DIRECTIONS
Repeat the data word for word. Do not include the pictures.

- - -

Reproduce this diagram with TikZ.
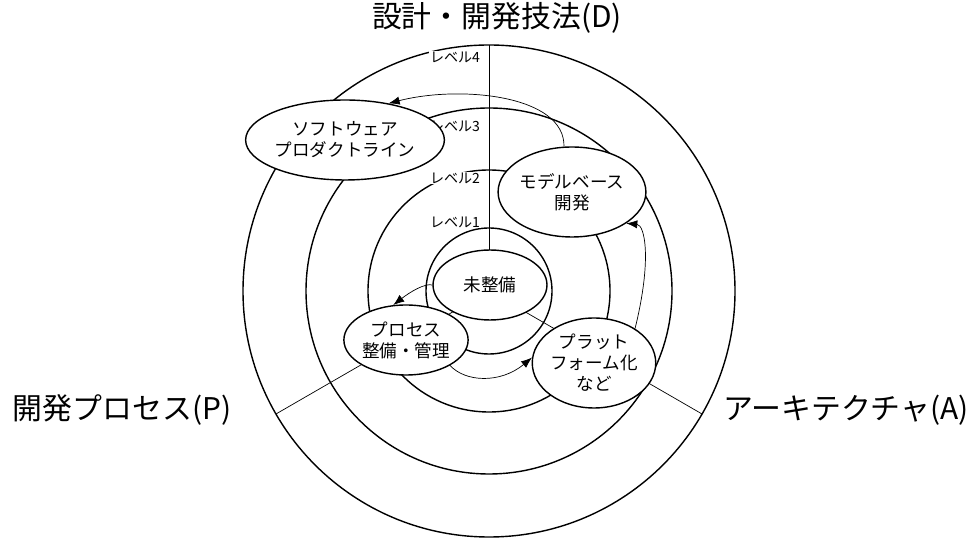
\documentclass[tikz,border=0pt]{standalone}
\usepackage{fontspec}
\setmainfont{Noto Sans CJK JP}
\usetikzlibrary{shapes.geometric,arrows.meta}
\tikzset{
  area/.style={draw, ellipse, fill=white, thick, align=center, inner sep=0pt, font=\fontsize{10}{12}\selectfont},
  level/.style={font=\fontsize{8}{9}\selectfont, fill=white, inner sep=0.5pt},
  axis/.style={font=\fontsize{17}{20}\selectfont},
  flow/.style={-{Latex[length=2.2mm]}, thin}
}
\begin{document}
\begin{tikzpicture}[x=0.02cm, y=-0.02cm]
    \useasboundingbox (0,0) rectangle (980,546);
    \coordinate (O) at (489,291);
    % rings
    \foreach \r in {246,183,121,63}
      \draw[thick] (O) circle [radius=\r];
    % axes
    \draw[thin] (O) -- ++(90:-246) coordinate (top);
    \draw[thin] (O) -- ++(210:-246) coordinate (lft);
    \draw[thin] (O) -- ++(-30:-246) coordinate (rgt);
    % level labels
    \node[level] (l4) at (455,57) {レベル4};
    \node[level] (l3) at (455,126) {レベル3};
    \node[level] (l2) at (455,178) {レベル2};
    \node[level] (l1) at (455,222) {レベル1};
    % axis labels
    \node[axis] (D) at (497,18) {設計・開発技法(D)};
    \node[axis] (P) at (122,410) {開発プロセス(P)};
    \node[axis] (A) at (846,410) {アーキテクチャ(A)};
    % areas
    \node[area, minimum width=114\pgflinewidth*0+2.28cm, minimum height=1.4cm] (none) at (490,285) {未整備};
    \node[area, minimum width=3.28cm, minimum height=1.6cm] (spl) at (345,140) {ソフトウェア\\プロダクトライン};
    \node[area, minimum width=2.8cm, minimum height=1.8cm] (mbd) at (572,192) {モデルベース\\開発};
    \node[area, minimum width=2.32cm, minimum height=1.4cm] (proc) at (406,340) {プロセス\\整備・管理};
    \node[area, minimum width=2.4cm, minimum height=1.8cm] (plat) at (594,363) {プラット\\フォーム化\\など};
    % transitions
    \draw[flow] (mbd.100) .. controls (565,95) and (460,85) .. (spl.40);
    \draw[flow] (plat.40) .. controls (652,260) and (645,225) .. (mbd.-30);
    \draw[flow] (none.west) .. controls (425,283) and (410,292) .. (proc.110);
    \draw[flow] (proc.-30) .. controls (465,382) and (500,384) .. (plat.175);
\end{tikzpicture}
\end{document}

- - -

CORRECT RESPONSE
Reproduce this diagram with TikZ.
\documentclass[tikz,border=0pt]{standalone}
\usepackage{fontspec}
\setmainfont{Noto Sans CJK JP}
\usetikzlibrary{shapes.geometric,arrows.meta}
\tikzset{
  area/.style={draw, ellipse, fill=white, thick, align=center, inner sep=0pt, font=\fontsize{10}{12}\selectfont},
  level/.style={font=\fontsize{8}{9}\selectfont, fill=white, inner sep=0.5pt},
  axis/.style={font=\fontsize{17}{20}\selectfont},
  flow/.style={-{Latex[length=2.2mm]}, thin}
}
\begin{document}
\begin{tikzpicture}[x=0.02cm, y=-0.02cm]
    \useasboundingbox (0,0) rectangle (980,546);
    \coordinate (O) at (489,291);
    % rings
    \foreach \r in {246,183,121,63}
      \draw[thick] (O) circle [radius=\r];
    % axes
    \draw[thin] (O) -- ++(90:-246) coordinate (top);
    \draw[thin] (O) -- ++(210:-246) coordinate (lft);
    \draw[thin] (O) -- ++(-30:-246) coordinate (rgt);
    % level labels
    \node[level] (l4) at (455,57) {レベル4};
    \node[level] (l3) at (455,126) {レベル3};
    \node[level] (l2) at (455,178) {レベル2};
    \node[level] (l1) at (455,222) {レベル1};
    % axis labels
    \node[axis] (D) at (497,18) {設計・開発技法(D)};
    \node[axis] (P) at (122,410) {開発プロセス(P)};
    \node[axis] (A) at (846,410) {アーキテクチャ(A)};
    % areas
    \node[area, minimum width=114\pgflinewidth*0+2.28cm, minimum height=1.4cm] (none) at (490,285) {未整備};
    \node[area, minimum width=3.28cm, minimum height=1.6cm] (spl) at (345,140) {ソフトウェア\\プロダクトライン};
    \node[area, minimum width=2.8cm, minimum height=1.8cm] (mbd) at (572,192) {モデルベース\\開発};
    \node[area, minimum width=2.32cm, minimum height=1.4cm] (proc) at (406,340) {プロセス\\整備・管理};
    \node[area, minimum width=2.4cm, minimum height=1.8cm] (plat) at (594,363) {プラット\\フォーム化\\など};
    % transitions
    \draw[flow] (mbd.100) .. controls (565,95) and (460,85) .. (spl.40);
    \draw[flow] (plat.40) .. controls (652,260) and (645,225) .. (mbd.-30);
    \draw[flow] (none.west) .. controls (425,283) and (410,292) .. (proc.110);
    \draw[flow] (proc.-30) .. controls (465,382) and (500,384) .. (plat.175);
\end{tikzpicture}
\end{document}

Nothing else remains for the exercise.